TASK DETAILS
Only the lines from the start of the data below through the line that contains "const yTitleB = 'Кумулятивна доля вижилих';" are to be copied, exactly and without pictures.
***
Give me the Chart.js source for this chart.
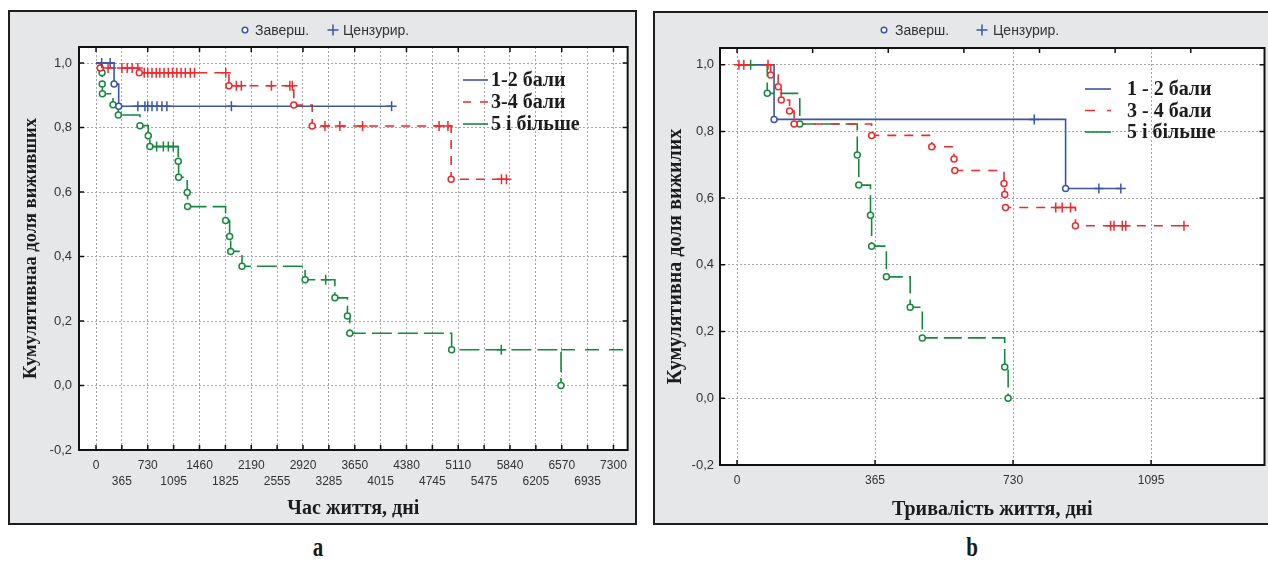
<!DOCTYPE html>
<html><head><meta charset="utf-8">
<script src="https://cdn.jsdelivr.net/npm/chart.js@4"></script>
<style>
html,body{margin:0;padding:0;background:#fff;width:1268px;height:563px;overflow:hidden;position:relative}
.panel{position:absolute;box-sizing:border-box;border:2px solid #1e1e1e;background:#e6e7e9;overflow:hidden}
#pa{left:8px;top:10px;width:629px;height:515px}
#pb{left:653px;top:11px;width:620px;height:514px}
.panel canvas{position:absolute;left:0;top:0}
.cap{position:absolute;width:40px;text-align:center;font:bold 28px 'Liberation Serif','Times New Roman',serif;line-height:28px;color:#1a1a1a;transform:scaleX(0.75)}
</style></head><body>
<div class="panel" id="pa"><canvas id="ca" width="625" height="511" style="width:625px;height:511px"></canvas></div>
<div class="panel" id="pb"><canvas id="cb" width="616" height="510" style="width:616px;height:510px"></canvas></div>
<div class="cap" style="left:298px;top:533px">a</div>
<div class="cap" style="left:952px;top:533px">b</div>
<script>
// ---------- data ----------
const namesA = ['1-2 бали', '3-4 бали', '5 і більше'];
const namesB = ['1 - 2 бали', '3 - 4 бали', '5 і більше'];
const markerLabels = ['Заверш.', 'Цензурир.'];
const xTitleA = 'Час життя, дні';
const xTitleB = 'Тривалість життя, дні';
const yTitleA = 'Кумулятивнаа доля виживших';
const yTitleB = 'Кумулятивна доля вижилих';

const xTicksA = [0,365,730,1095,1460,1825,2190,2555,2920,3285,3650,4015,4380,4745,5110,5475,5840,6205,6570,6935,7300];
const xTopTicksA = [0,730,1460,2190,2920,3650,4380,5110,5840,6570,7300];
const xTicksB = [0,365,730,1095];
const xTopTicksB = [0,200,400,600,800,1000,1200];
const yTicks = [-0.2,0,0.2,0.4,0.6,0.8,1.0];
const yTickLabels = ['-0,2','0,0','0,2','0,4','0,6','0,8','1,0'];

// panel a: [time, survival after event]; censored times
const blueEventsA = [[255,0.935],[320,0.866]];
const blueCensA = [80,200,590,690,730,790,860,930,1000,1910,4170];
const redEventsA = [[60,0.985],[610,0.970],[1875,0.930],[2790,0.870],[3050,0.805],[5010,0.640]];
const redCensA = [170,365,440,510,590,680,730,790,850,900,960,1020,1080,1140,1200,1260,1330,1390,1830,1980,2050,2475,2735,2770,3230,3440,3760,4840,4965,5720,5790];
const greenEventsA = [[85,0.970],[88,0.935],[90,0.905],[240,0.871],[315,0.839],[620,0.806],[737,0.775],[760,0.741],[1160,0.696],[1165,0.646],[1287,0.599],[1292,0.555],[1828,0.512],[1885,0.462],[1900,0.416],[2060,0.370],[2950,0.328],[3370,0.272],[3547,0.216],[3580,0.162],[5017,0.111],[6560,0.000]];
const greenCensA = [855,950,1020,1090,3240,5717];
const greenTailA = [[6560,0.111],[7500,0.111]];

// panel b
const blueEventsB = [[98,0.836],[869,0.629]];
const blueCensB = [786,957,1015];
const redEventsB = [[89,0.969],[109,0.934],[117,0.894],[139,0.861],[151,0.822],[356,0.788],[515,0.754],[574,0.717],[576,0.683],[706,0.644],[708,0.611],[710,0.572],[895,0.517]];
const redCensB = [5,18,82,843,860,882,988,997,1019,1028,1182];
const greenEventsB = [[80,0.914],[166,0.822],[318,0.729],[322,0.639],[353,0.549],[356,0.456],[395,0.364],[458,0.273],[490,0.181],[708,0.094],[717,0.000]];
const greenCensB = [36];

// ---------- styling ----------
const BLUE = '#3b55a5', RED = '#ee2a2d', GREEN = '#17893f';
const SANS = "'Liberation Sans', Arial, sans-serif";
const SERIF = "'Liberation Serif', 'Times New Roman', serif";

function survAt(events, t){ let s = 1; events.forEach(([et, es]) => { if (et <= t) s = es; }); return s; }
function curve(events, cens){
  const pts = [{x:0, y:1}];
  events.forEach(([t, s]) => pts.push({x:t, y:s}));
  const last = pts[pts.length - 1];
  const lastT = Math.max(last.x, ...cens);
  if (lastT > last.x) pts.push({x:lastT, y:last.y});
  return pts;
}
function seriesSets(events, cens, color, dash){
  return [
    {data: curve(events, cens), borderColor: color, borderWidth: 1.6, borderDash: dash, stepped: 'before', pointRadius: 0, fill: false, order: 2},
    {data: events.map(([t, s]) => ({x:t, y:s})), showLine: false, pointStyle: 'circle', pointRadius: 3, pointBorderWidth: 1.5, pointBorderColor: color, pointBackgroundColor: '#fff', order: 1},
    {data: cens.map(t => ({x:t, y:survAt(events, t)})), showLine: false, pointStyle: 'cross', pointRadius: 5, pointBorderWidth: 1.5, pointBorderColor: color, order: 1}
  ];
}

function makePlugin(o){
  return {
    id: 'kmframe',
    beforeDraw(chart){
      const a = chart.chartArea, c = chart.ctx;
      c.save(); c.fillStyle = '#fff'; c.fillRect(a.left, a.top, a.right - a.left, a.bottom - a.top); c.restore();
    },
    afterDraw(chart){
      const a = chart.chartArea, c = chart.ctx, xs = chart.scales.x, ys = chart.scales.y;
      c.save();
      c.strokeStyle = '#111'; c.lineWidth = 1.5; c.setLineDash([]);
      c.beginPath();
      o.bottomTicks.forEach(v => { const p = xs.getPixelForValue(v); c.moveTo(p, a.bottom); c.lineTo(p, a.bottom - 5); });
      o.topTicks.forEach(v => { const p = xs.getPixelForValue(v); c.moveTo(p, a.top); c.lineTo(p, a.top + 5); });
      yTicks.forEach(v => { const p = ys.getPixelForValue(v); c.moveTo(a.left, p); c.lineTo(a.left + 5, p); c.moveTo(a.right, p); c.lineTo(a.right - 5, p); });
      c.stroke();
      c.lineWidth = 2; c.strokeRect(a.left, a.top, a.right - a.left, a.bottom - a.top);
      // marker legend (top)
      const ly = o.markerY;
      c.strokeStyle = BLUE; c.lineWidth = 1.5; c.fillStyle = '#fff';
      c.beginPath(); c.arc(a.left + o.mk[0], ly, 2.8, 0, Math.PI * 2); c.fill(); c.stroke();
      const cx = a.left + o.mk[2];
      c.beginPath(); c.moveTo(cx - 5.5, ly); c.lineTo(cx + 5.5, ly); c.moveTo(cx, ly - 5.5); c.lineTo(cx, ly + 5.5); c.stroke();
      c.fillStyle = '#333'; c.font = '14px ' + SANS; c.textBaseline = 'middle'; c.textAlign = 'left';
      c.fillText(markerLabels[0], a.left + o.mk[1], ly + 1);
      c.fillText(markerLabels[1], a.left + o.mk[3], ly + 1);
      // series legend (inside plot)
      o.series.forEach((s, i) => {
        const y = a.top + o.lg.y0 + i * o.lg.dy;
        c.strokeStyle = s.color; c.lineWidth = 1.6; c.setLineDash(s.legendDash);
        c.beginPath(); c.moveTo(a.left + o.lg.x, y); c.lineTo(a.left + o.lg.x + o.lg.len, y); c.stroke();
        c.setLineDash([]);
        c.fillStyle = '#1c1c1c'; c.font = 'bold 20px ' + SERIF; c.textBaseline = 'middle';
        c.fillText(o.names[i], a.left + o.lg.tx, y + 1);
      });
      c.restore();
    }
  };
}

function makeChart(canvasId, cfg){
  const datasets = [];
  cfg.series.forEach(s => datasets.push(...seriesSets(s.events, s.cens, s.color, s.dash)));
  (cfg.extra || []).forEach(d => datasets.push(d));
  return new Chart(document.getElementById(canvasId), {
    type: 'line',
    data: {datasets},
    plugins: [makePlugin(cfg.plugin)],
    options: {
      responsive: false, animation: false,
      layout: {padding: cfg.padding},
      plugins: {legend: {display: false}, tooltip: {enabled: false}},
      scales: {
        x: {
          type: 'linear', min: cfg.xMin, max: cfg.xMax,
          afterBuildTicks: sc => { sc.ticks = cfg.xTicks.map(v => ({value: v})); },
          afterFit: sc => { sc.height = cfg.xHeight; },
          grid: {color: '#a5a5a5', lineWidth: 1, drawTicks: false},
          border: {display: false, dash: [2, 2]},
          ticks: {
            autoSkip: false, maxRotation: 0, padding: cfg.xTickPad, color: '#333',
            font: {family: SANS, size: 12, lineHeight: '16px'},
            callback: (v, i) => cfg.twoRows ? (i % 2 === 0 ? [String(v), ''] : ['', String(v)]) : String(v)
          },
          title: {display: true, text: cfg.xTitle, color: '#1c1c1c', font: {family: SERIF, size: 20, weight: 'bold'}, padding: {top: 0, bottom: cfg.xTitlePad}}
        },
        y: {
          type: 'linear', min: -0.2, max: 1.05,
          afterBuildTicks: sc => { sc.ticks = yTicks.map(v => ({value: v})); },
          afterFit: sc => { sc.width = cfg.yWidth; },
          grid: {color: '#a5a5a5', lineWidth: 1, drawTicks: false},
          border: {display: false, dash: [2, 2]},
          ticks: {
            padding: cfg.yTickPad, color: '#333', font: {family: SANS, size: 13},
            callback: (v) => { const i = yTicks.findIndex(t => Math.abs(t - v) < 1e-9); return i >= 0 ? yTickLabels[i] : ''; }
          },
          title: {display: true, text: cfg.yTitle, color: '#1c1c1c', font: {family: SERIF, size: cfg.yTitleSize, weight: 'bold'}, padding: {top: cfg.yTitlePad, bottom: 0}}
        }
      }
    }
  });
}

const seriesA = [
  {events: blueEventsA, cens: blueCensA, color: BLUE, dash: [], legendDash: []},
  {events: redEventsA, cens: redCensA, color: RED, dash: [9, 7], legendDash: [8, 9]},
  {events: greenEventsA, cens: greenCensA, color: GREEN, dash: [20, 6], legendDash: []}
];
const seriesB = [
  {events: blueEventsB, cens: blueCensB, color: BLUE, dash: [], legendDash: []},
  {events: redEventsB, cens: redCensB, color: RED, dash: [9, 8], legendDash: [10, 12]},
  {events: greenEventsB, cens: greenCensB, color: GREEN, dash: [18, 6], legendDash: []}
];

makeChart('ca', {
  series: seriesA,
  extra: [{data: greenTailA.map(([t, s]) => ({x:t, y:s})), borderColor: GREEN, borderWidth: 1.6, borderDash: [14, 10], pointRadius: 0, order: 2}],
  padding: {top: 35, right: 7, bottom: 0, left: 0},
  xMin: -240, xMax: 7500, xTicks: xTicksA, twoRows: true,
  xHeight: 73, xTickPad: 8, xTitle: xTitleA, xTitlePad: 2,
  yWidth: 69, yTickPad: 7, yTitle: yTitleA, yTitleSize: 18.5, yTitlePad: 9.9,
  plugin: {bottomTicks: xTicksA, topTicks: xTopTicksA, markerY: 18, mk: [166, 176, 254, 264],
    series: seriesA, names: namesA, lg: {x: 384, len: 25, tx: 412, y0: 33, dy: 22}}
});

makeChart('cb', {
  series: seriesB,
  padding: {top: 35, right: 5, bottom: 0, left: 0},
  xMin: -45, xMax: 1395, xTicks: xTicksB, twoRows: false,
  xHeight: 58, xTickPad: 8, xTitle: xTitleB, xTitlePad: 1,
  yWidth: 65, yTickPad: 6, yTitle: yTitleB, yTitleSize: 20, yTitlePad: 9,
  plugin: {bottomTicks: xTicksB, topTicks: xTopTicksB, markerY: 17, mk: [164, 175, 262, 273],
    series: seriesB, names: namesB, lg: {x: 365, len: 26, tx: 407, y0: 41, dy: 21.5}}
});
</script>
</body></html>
***
WRITTEN REPLY
Give me the Chart.js source for this chart.
<!DOCTYPE html>
<html><head><meta charset="utf-8">
<script src="https://cdn.jsdelivr.net/npm/chart.js@4"></script>
<style>
html,body{margin:0;padding:0;background:#fff;width:1268px;height:563px;overflow:hidden;position:relative}
.panel{position:absolute;box-sizing:border-box;border:2px solid #1e1e1e;background:#e6e7e9;overflow:hidden}
#pa{left:8px;top:10px;width:629px;height:515px}
#pb{left:653px;top:11px;width:620px;height:514px}
.panel canvas{position:absolute;left:0;top:0}
.cap{position:absolute;width:40px;text-align:center;font:bold 28px 'Liberation Serif','Times New Roman',serif;line-height:28px;color:#1a1a1a;transform:scaleX(0.75)}
</style></head><body>
<div class="panel" id="pa"><canvas id="ca" width="625" height="511" style="width:625px;height:511px"></canvas></div>
<div class="panel" id="pb"><canvas id="cb" width="616" height="510" style="width:616px;height:510px"></canvas></div>
<div class="cap" style="left:298px;top:533px">a</div>
<div class="cap" style="left:952px;top:533px">b</div>
<script>
// ---------- data ----------
const namesA = ['1-2 бали', '3-4 бали', '5 і більше'];
const namesB = ['1 - 2 бали', '3 - 4 бали', '5 і більше'];
const markerLabels = ['Заверш.', 'Цензурир.'];
const xTitleA = 'Час життя, дні';
const xTitleB = 'Тривалість життя, дні';
const yTitleA = 'Кумулятивнаа доля виживших';
const yTitleB = 'Кумулятивна доля вижилих';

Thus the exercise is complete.